Erwartungsgemäß fährt sich der offene 911 famos. Egal in welcher Motorisierung und Schaltvariante. Per Schlüsseldreh prasselt der Boxer im Heck munter drauf los. Egal, ob nun als 3,4 Liter „Basismotor“ mit 350 PS (welch ein Understatement) oder als leistungsstarke S-Variante mit 3,8 Liter Hubraum und 400 PS. Schon der schwächer motorisierte Handschalter spurtet in fünf Sekunden auf 100 km/h und läuft 286 km/h in der Spitze. Sacra! Der 301 km/h schnelle Carrera S schafft den Sprint in nur 4,3 Sekunden. In beiden Fällen liegt der Verbrauch im Durchschnitt - nota bene! - bei unter zehn Liter Treibstoff.
Wichtiger als die bloßen Fahrwerte ist das subjektive und intensive Fahrerlebnis, insbesondere auf kurvenreichen Strecken. Hier macht sich die akribische Arbeit von Fahrwerks-Ingenieur Franz Enderle und seinem Team bezahlt. So präzise, so verlässlich, so vorhersehbar ließ sich bislang kein Porsche 911 bewegen. Und das auch bei solchen Tempi, die bei jedem Ordnungshüter einen simultanen Radarpistolenreflex auslösen dürfte.

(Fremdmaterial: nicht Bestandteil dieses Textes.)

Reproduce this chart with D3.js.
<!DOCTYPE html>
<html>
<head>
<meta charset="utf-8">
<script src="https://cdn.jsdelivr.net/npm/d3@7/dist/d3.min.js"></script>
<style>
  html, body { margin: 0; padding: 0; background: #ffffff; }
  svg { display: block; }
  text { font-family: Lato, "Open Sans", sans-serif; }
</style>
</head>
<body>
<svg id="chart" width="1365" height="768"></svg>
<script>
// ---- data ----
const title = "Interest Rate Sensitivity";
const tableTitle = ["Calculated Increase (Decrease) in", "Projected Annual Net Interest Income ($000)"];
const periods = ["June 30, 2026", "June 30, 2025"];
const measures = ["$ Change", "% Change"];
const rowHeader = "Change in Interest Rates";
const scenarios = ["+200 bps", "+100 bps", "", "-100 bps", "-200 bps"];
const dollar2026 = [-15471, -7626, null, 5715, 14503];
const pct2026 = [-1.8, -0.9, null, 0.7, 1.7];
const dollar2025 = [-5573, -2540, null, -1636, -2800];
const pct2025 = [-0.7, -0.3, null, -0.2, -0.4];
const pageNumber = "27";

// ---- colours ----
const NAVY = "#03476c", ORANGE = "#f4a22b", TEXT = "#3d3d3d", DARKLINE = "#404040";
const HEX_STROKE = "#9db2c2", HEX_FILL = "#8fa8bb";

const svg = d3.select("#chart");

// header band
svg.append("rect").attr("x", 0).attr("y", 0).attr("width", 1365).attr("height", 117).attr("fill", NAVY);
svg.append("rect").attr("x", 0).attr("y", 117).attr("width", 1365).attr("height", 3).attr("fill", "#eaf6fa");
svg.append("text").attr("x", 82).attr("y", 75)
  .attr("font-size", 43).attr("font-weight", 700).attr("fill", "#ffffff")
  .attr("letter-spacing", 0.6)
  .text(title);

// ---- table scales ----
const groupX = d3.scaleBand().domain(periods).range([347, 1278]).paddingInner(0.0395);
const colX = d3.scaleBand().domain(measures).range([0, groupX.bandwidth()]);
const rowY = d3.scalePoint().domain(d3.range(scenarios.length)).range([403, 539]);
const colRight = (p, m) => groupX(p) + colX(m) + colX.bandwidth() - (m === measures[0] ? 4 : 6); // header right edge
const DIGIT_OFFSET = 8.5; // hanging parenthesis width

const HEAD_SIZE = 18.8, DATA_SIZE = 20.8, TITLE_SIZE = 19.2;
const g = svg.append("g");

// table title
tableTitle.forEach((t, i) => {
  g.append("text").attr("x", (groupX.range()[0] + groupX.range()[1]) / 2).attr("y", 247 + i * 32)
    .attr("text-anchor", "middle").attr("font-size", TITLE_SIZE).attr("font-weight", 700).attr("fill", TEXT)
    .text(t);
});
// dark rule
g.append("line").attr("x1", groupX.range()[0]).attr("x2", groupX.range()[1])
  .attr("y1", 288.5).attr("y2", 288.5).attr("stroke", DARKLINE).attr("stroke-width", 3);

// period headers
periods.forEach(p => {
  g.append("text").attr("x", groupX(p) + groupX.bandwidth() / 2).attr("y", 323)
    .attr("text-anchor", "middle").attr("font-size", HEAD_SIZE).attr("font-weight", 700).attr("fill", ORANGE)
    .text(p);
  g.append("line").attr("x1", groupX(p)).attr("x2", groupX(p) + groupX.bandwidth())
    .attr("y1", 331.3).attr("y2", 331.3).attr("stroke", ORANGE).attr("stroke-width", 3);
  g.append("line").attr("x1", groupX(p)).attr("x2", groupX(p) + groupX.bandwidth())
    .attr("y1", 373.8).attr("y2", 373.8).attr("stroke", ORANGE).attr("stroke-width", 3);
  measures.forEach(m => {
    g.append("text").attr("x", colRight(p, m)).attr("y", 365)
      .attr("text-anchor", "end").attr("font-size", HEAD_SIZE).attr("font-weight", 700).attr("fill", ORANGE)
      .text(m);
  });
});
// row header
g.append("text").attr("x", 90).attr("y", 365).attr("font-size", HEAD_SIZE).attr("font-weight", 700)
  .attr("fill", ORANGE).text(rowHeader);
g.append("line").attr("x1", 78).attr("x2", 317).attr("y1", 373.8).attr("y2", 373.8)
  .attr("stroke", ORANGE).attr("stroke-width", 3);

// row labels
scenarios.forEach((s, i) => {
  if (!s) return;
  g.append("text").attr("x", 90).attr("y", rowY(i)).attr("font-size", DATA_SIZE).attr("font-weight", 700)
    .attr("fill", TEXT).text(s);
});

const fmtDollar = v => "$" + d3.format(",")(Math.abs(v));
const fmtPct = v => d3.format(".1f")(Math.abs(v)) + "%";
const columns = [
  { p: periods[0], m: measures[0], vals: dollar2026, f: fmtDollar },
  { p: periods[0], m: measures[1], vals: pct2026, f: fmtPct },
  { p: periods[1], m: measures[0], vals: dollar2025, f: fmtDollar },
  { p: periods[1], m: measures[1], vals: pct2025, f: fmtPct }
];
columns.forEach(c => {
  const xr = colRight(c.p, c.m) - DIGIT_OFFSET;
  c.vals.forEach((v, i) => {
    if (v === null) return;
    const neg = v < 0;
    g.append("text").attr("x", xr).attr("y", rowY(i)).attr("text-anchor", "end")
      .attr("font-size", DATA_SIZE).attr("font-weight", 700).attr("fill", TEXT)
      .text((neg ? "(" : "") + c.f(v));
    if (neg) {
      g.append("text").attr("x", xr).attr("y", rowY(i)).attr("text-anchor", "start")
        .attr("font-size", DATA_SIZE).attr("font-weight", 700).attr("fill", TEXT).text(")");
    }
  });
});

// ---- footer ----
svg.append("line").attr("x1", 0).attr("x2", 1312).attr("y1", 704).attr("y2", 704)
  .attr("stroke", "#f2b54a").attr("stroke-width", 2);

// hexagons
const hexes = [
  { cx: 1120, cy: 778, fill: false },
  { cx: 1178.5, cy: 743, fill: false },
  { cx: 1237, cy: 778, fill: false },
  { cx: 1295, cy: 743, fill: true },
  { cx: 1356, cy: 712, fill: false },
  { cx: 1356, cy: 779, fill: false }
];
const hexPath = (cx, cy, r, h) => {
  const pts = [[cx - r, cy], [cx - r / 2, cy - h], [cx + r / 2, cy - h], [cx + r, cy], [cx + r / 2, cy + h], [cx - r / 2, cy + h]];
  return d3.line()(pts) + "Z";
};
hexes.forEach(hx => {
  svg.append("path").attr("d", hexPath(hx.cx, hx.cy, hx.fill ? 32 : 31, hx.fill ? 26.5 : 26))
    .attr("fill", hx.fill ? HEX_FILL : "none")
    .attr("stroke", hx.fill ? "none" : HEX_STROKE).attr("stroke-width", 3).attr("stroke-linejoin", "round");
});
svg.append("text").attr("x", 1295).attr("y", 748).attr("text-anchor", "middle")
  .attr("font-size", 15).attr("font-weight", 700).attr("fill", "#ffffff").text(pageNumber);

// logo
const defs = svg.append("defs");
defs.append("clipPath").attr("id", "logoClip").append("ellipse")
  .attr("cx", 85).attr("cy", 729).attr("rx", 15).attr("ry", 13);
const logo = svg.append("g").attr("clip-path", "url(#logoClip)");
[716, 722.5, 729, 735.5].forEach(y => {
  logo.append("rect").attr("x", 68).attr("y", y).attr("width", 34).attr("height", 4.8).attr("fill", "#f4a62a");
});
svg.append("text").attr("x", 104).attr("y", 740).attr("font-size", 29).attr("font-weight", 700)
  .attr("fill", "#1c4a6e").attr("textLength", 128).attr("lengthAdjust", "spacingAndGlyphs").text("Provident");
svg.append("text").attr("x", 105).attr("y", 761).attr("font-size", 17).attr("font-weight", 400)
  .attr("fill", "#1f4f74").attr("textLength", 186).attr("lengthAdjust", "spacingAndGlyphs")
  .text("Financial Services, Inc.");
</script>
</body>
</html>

Die serienmäßige elektromechanische Lenkung fühlt sich an wie eine Revolution. Und wer hier noch das Sport-Plus-Paket mit Klappenauspuff an Bord hat, freut sich über ein geradezu furios trompetendes Bläser-Sextett, dessen Repertoire ganz ohne Partitur auskommt, weil es eh nur aus Allegro und Forte Fortissimo zu bestehen scheint.
Rein aus Chronistenpflicht sei festgehalten: Gegenüber dem Coupé wiegt das Cabrio im günstigsten Fall 1.470 Kilogramm und damit jetzt nur noch 70 Kilogramm mehr. Es hat gegenüber seinem Vorgänger 60 Kilo abgespeckt, ist dabei um 18 Porzent steifer. Der cW-Wert liegt nun bei 0,30 - gleich, ob das Auto offen oder geschlossen bewegt wird. Unsere Empfehlung fällt eindeutig aus: Ein offener 911 geht jetzt mehr denn je. Die S-Variante mit Doppelkupplungsgetriebe (PDK), Dämpfersystem PASM, Wankstabilisierung PDDC auf 20-Zöllern ist dabei der bislang effektivste Pulsbeschleuniger.

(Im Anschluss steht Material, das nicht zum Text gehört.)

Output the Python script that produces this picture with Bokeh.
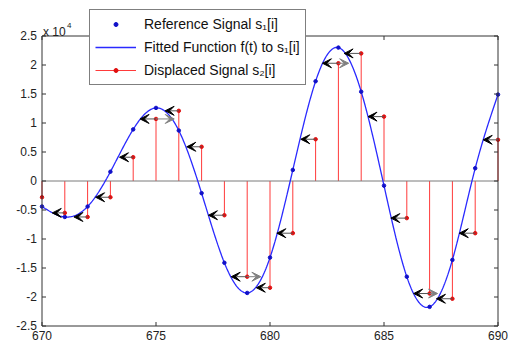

Nicht falsch verstehen: Auch der Siebengang-Handschalter auf jetzt serienmäßigen 19-Zöllern schenkt Fahrspaß, den andere Zweisitzer, die sich mutig „Sportwagen“ nennen, nicht einmal im Ansatz vermitteln. Ab 100.532 Euro inklusive Mehrwertsteuer gelingt in Deutschland der Einstieg in die neue offene Porsche-911-Welt. Den S gibt es ab 114.931 Euro. Für satt ausgestattete Exemplare darf man gerne noch etliche Tausender drauf legen. Dafür gibt es dann beispielsweise adaptive Sportsitze plus, Sport Chrono Paket, Burmester-Soundsystem, Sportabgasanlage, Keramikbremse, PASM Sportfahrwerk und etliches mehr.
Fazit: Offen und herrlich! Das neue Porsche 911 Carrera Cabriolet ist ein echtes Multitalent. 100 Prozent Sportwagen, ein echter Gran Turismo, ein begehrenswerter Flaneur für die sonnige Zeit des Jahres und - ganz nebenbei - ein absolut verlässlicher Alltagsbegleiter. Kurzum: Ein Auto für jeden Classic Driver, der eine Fahrmaschine sucht, die beides ist: zeitlos und State-of-the-Art.